Opiate Withdrawal Using Clonidine: A Safe, Effective, and Rapid Nonopiate Treatment

Author Affiliations

From the Department of Psychiatry (Drs Gold, Pottash, and Sweeney) and Substance Abuse Unit (Dr Kleber), Yale University School of Medicine, New Haven, Conn; and Research Facilities, Fair Oaks Hospital (Drs Gold, Pottash, and Sweeney), Summit, NJ.

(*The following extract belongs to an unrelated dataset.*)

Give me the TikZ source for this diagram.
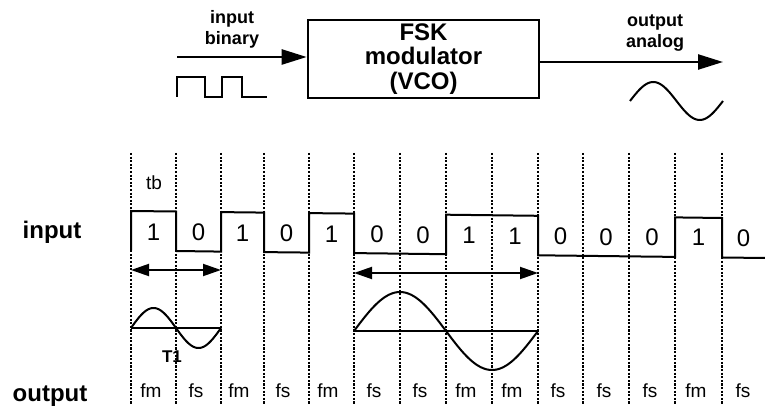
\documentclass[tikz,border=0pt]{standalone}
\usepackage{fontspec}
\setmainfont{Liberation Sans}
\usetikzlibrary{arrows.meta}
\begin{document}
\begin{tikzpicture}[x=1pt,y=-1pt,
  dotline/.style={line width=2.3pt, dash pattern=on 2.1pt off 1.5pt, black},
  sig/.style={line width=2pt, line join=miter},
  bit/.style={font=\fontsize{24}{24}\selectfont, inner sep=0pt},
  flab/.style={font=\fontsize{19}{19}\selectfont, inner sep=0pt},
  biglab/.style={font=\bfseries\fontsize{24}{24}\selectfont, inner sep=0pt},
  smalllab/.style={font=\bfseries\fontsize{18}{21}\selectfont, align=center, inner sep=0pt},
  bigarrow/.style={line width=2.4pt, -{Triangle[length=25pt,width=15pt]}},
  dblarrow/.style={line width=1.9pt, {Triangle[length=18pt,width=12pt]}-{Triangle[length=18pt,width=12pt]}},
]
\useasboundingbox (0,0) rectangle (765,411);

% ---------- top block diagram ----------
\node[draw, line width=2.6pt, minimum width=231pt, minimum height=78pt, align=center,
      font=\bfseries\fontsize{24}{24.5}\selectfont, inner sep=0pt] (box) at (423.5,59) {FSK\\modulator\\(VCO)};
\node[smalllab] (inbin) at (232,29) {input\\binary};
\node[smalllab] (outan) at (655,33) {output\\analog};
\coordinate (inA) at (177,57);
\draw[bigarrow] (inA) -- (inA -| box.west);
\coordinate (outA) at (723,62);
\draw[bigarrow] (outA -| box.east) -- (outA);
\draw[line width=2.2pt] (177,97) -- (177,77) -- (205,77) -- (205,97) -- (222,97) -- (222,77) -- (242,77) -- (242,97) -- (267,97);
\draw[line width=2pt] plot[domain=0:93, samples=80, smooth] ({630+\x},{101-19*sin((\x/93)*360)});

% ---------- timing grid ----------
\foreach \x [count=\i] in {131,176,221,264,309,354,400,446,492,538,583,629,675,722} {
  \coordinate (t\i) at (\x,153);
  \coordinate (b\i) at (\x,405);
  \draw[dotline] (t\i) -- (b\i);
}

% ---------- input signal ----------
\draw[sig] (131,250.5) -- (131,211) -- (176,211.5) -- (176,251) -- (221,251.6) -- (221,212.1)
  -- (264,212.6) -- (264,252.1) -- (309,252.6) -- (309,213.1) -- (354,213.6) -- (354,253.1)
  -- (446,254.2) -- (446,214.7) -- (538,215.8) -- (538,255.3) -- (675,256.9) -- (675,217.4)
  -- (722,218) -- (722,257.5) -- (765,258);

\foreach \x/\b [count=\i] in {153.5/1,198.5/0,242.5/1,286.5/0,331.5/1,377/0,423/0,469/1,515/1,560.5/0,606/0,652/0,698.5/1,743.5/0} {
  \node[bit] (bit\i) at (\x,{232+0.01*(\x-131)}) {\b};
}

\node[flab] (tb) at (154,183) {tb};
\node[biglab] (inlab) at (52,232) {input};
\node[biglab] (outlab) at (50,396) {output};

% ---------- bit-period arrows ----------
\coordinate (a1l) at (131,270);
\coordinate (a1r) at (221,270);
\draw[dblarrow] (a1l) -- (a1r);
\coordinate (a2l) at (354,273);
\coordinate (a2r) at (538,273);
\draw[dblarrow] (a2l) -- (a2r);

% ---------- sine waves ----------
\draw[sig] (131,328) -- (221,328);
\draw[sig] plot[domain=0:90, samples=80, smooth] ({131+\x},{328-20*sin(4*\x)});
\draw[sig] (354,331) -- (538,331);
\draw[sig] plot[domain=0:184, samples=120, smooth] ({354+\x},{331-39*sin((\x/184)*360)});
\node[font=\bfseries\fontsize{17}{17}\selectfont, inner sep=0pt] (T1) at (172,357) {T1};

% ---------- output labels ----------
\foreach \x/\f [count=\i] in {151/fm,196/fs,239/fm,283/fs,328/fm,374/fs,420/fs,466/fm,512/fm,558/fs,604/fs,650/fs,696/fm,743/fs} {
  \node[flab] (out\i) at (\x,391) {\f};
}
\end{tikzpicture}
\end{document}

JAMA. 1980;243(4):343-346. doi:10.1001/jama.1980.03300300021018

Clonidine hydrochloride was administered to ten patients in an inpatient setting after abrupt discontinuation of chronic methadone hydrochloride administration. Clonidine produced a rapid and statistically significant decrease in opiate withdrawal signs and symptoms. Clonidine administration for 14 days enabled all patients to be successfully detoxified from chronic opiate administration. In all patients studied, clonidine was a safe and effective nonopiate treatment of opiate withdrawal that suppressed the affect, signs, and symptoms of opiate withdrawal. These data support the hypothesis that the α2-adrenergic agonist, clonidine, has substantial antiwithdrawal effect by replacing opiate-mediated inhibition with α2-mediated inhibition of brain noradrenergic activity.